# [SHARE to FreeBSD kernel team]a little idea for preventing user stack from hacker attacking



## Raffeale (Feb 5, 2021)

today , i think a lot about the explit stack , i want to share it to freebsd , i dont know whether the idea is  right or not!
as some internet program's some function has bugs , maybe it cause the stack overflow (overwrite by a function's local variable)  the hacker will construct some speical opcode to run some function , for example:
they can push an address to a system function and some parameter . when they do it , the stack pointer is fixed ,why ? when you call a function ,you have to pass the parameter to it , that means you must push the parameter to the stack , for example , you will call execve system function , you have to pass the path and arvg , so hacker must construct a parameter in stack and some parameter is pointer (example : execv function 's path) .that means the path parameter must push the stack , the hacker push a stack pointer to stack (this stack pointer which point to a program path ,and the path have to push the stack as well ), when this happen , we can let the system know whether this calling is from user space? we can check the stack frame to check the return address which should in .text address space. how to do it , i have a idea to do it , we can use the /ld-elf.so to make a interception layer(dynamic link library middle layer) for program's dynamic link  ,and we make some code in the middle layer ,the middle layer is between program's dynamic link library and program  .when some program is loaded the ld-elf will load the .so (i dont sure if this is right for freebsd) and put the some function address into user program addresss space . 
user program:
libc : execv -> 0x50000    (loaded addresss) 
interception layer : libc->execv  0x60000
user space execv=> 0x60000     (let the elf linker make a middle layer to prevent attacking)
in user code:
look like this : call 0x600000

interception(0x600000):
push rbx
mov rbx, [rsp+8]
cmp rb , xxxxxx (is it the rbx in .text  and the last opcode must have to an address , because thi s is long call so the last opcode have an address which interception layer function address , so we can check the last opcode.address ==interception address?  if they are not same that means the calling is invalid , may be the stack have been hacking by hacker , once we found the like this attack glue , we can abort execution)
pop rbx
jmp real_address


there is one important thins is that we must set this interception page attribut to x , it can't be read and write , only execute (to prevent hacker read it and change it , this methos can prevent the hacker guess the some function's address , because the program call the interception first and interception jmp into real function )
one more thing:
when we have a random stack pointer for each programs ,that means the attacking is invalid and just cause a core dump. 
we have to use randome stack pointer for each programs, i mean that use dynamicly allocate an rando address stack pointer for each program , the hacker will have no idea , why because the have to guess the stack pointr address and use it to push a valide parameter into stack then they can run some function!
i really like the freebsd , i get a lot help from here , i just want the freebsd to be more safe , more and more.


----------



## Mjölnir (Feb 5, 2021)

execve(2) executes programs, not functions.  Please search for the term ASLR and try to understand why it does not prevent some nasty buffer overflow attacks.


----------



## Raffeale (Feb 6, 2021)

i just make an example for this,it's not important whether the execve is a function. this method could prevent stack from attacking. and it could check whether the calling is valid or not


----------



## Raffeale (Feb 6, 2021)

readelf -a /lib/libc.so.7 |grep execv ,you can find it.


----------



## mark_j (Feb 6, 2021)

Honestly, I think this is a solution in search of a problem.

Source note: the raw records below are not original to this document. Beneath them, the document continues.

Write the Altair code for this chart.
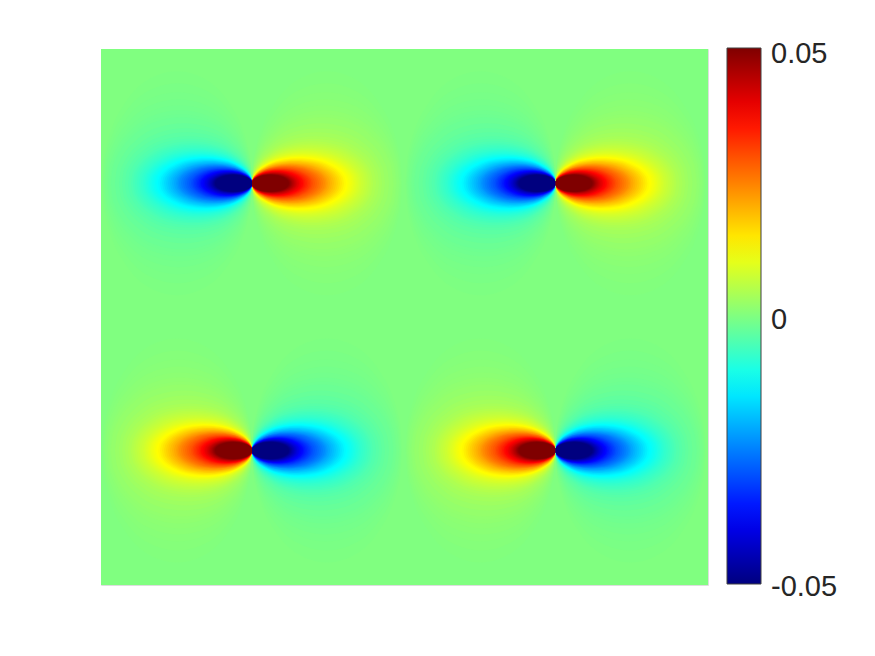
import altair as alt
import pandas as pd

alt.data_transformers.disable_max_rows()

# Colour bar (jet)
COLOR_STOPS = [-0.05, -0.0375, -0.0125, 0.0125, 0.0375, 0.05]
COLOR_RANGE = ["#00007f", "#0000ff", "#00ffff", "#ffff00", "#ff0000", "#7f0000"]
TICKS = [-0.05, 0, 0.05]
TICK_TEXT = ["-0.05", "0", "0.05"]
TICK_TEXT_Y = [547, 280, 14]

# Field extent, in units of the picture
X_EXTENT = [0, 607]
Y_EXTENT = [0, 536]

# Dipole centres and the sign of their left-hand lobe
DIPOLE_X = [151, 454.5, 151, 454.5]
DIPOLE_Y = [134.3, 134.3, 401.5, 401.5]
LEFT_SIGN = [-1, -1, 1, 1]

# Contour levels read from one lobe: value, length along x, half height
LEVELS = [0.00025, 0.0005, 0.00075, 0.001, 0.00125, 0.0015, 0.00175, 0.002,
          0.0025, 0.003, 0.0035, 0.004, 0.0045, 0.005, 0.0055, 0.006, 0.0065,
          0.007, 0.0075, 0.008, 0.0085, 0.009, 0.0095, 0.010, 0.0105, 0.011,
          0.0115, 0.012, 0.0125,
          0.013, 0.014, 0.015, 0.016, 0.017, 0.018, 0.019, 0.020, 0.021, 0.022,
          0.023, 0.024, 0.025, 0.026, 0.027, 0.028, 0.029, 0.030, 0.031, 0.032,
          0.033, 0.034, 0.035, 0.036, 0.037, 0.038, 0.039, 0.040, 0.041, 0.042,
          0.043, 0.044, 0.045, 0.046, 0.047, 0.048, 0.049, 0.05]
REACH = [150, 149, 148, 147, 145, 144, 142, 141,
         137, 133, 130, 127, 124, 121, 119, 117, 115,
         113, 111, 109, 107.5, 106, 104.5, 103, 101.5, 100,
         98.5, 97, 95.5,
         94, 92, 90, 88, 86, 84, 82, 80, 78, 76,
         74.5, 73, 71, 69, 67, 65, 63, 61, 59.5, 58,
         56.5, 55, 53.5, 52, 51, 49.5, 48, 47, 45.5, 44.5,
         43.5, 42.5, 41.5, 40.5, 39.7, 38.9, 38, 37]
HALF = [112, 100, 91, 84, 78, 73, 69, 66,
        60, 55, 51, 47, 44.5, 42, 40, 38.5, 37,
        35.5, 34.3, 33, 32, 31, 30, 29.2, 28.5, 27.8,
        27.1, 26.5, 26,
        25.5, 24.7, 23.9, 23.1, 22.4, 21.7, 21, 20.4, 19.8, 19.2,
        18.6, 18, 17.5, 17, 16.5, 16, 15.5, 15, 14.6, 14.2,
        13.8, 13.4, 13, 12.7, 12.4, 12, 11.7, 11.4, 11, 10.7,
        10.4, 10.1, 9.8, 9.5, 9.2, 9, 8.7, 8.5]

# Outline of a lobe (position along it, relative height)
STATION = [0, 0.01, 0.03, 0.07, 0.15, 0.3, 0.5, 0.7, 0.85, 0.93, 0.97, 0.99, 1]
OUTLINE = [0, 0.2, 0.34, 0.51, 0.71, 0.92, 1, 0.92, 0.71, 0.51, 0.34, 0.2, 0]

rows = []
for i, (level, reach, half) in enumerate(zip(LEVELS, REACH, HALF)):
    for d, (cx, cy, sign) in enumerate(zip(DIPOLE_X, DIPOLE_Y, LEFT_SIGN)):
        for side in (-1, 1):
            value = level * sign if side == -1 else -level * sign
            for s, o in zip(STATION, OUTLINE):
                rows.append({
                    "lobe": f"{i:02d}-{d}-{side}",
                    "value": value,
                    "x": round(cx + side * reach * s, 2),
                    "y": round(cy - half * o, 2),
                    "y2": round(cy + half * o, 2),
                })
field = pd.DataFrame(rows)
ground = pd.DataFrame({"x": [X_EXTENT[0]], "x2": [X_EXTENT[1]],
                       "y": [Y_EXTENT[0]], "y2": [Y_EXTENT[1]], "value": [0.0]})
tick_labels = pd.DataFrame({"text": TICK_TEXT, "y": TICK_TEXT_Y})

color = alt.Color(
    "value:Q",
    scale=alt.Scale(domain=COLOR_STOPS, range=COLOR_RANGE, interpolate="rgb"),
    legend=alt.Legend(
        orient="none", legendX=626, legendY=-1, title=None, type="gradient",
        gradientLength=536, gradientThickness=34,
        gradientStrokeColor="#404040", gradientStrokeWidth=1,
        values=TICKS, labelOpacity=0, labelFontSize=1,
    ),
)
xs = alt.Scale(domain=X_EXTENT, nice=False, zero=False)
ys = alt.Scale(domain=Y_EXTENT[::-1], nice=False, zero=False)

back = alt.Chart(ground).mark_rect().encode(
    x=alt.X("x:Q", scale=xs, axis=None), x2="x2:Q",
    y=alt.Y("y:Q", scale=ys, axis=None), y2="y2:Q",
    color=color,
)
lobes = alt.Chart(field).mark_area(interpolate="monotone", orient="vertical", clip=True).encode(
    x=alt.X("x:Q", scale=xs, axis=None),
    y=alt.Y("y:Q", scale=ys, axis=None, stack=None),
    y2="y2:Q",
    detail="lobe:N",
    color=color,
)
tick = alt.Chart(pd.DataFrame({"v": [0]})).mark_rule(color="#404040", strokeWidth=1).encode(
    x=alt.value(654), x2=alt.value(660), y=alt.value(267),
)
labels = alt.Chart(tick_labels).mark_text(
    align="left", baseline="alphabetic", font="Liberation Sans", fontSize=29, color="#262626",
).encode(
    x=alt.value(670),
    y=alt.Y("y:Q", scale=ys, axis=None),
    text="text:N",
)

chart = alt.layer(back, lobes, tick, labels).properties(
    width=607, height=536,
    padding={"left": 93, "top": 41, "right": 150, "bottom": 50},
    autosize=alt.AutoSizeParams(type="none"),
).configure_view(stroke=None).configure(background="white")
chart.save("out.html", embed_options={"renderer": "svg", "actions": False})
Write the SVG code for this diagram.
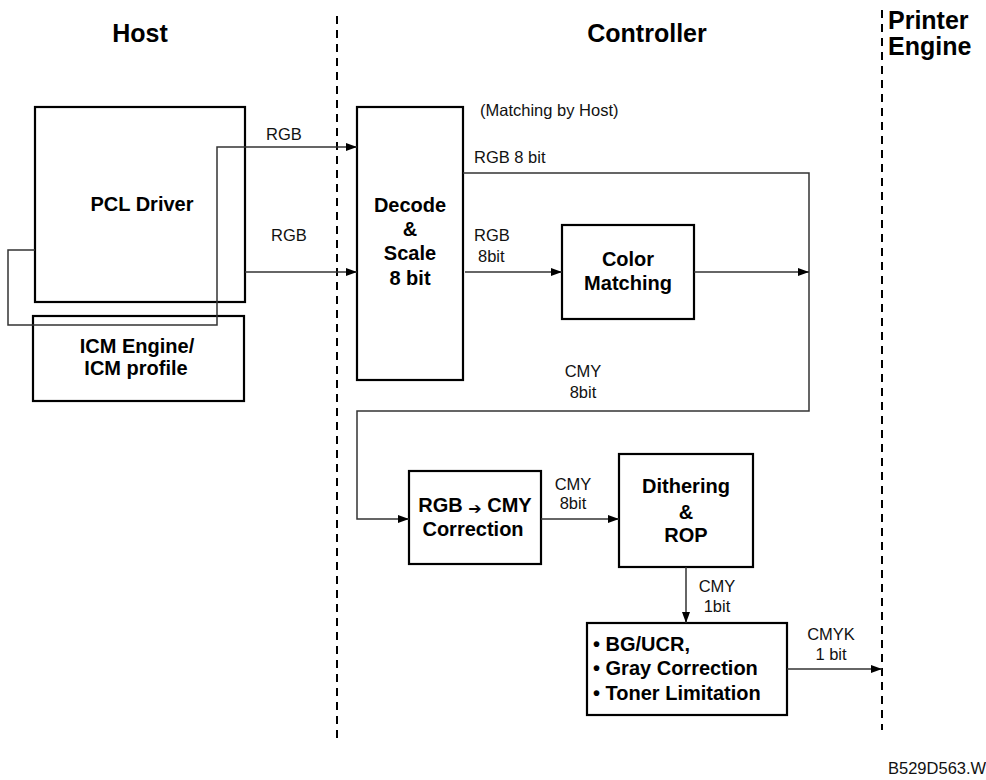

You should sign up to freebsd-arch and pose this question to them. All I can say is this is, if I understand you correctly, mostly covered with gcc/clang's stack-protector flag(s), the use of stackguard-type properties (see here), the settings in the system (`sysctl -da|grep stack`) and so on.

Also, it wouldn't hurt for you to investigate how the build is done now and the protections performed when you build(7) the system.

I'm not discouraging you posting here, I just suggest you'll get more thorough feedback if you post to freebsd-arch. Join it here: freebsd-arch


----------



## Raffeale (Feb 6, 2021)

i just give an idea to the team,i want to them to do it,thank your suggestion, i will register freebsd arch and post there


----------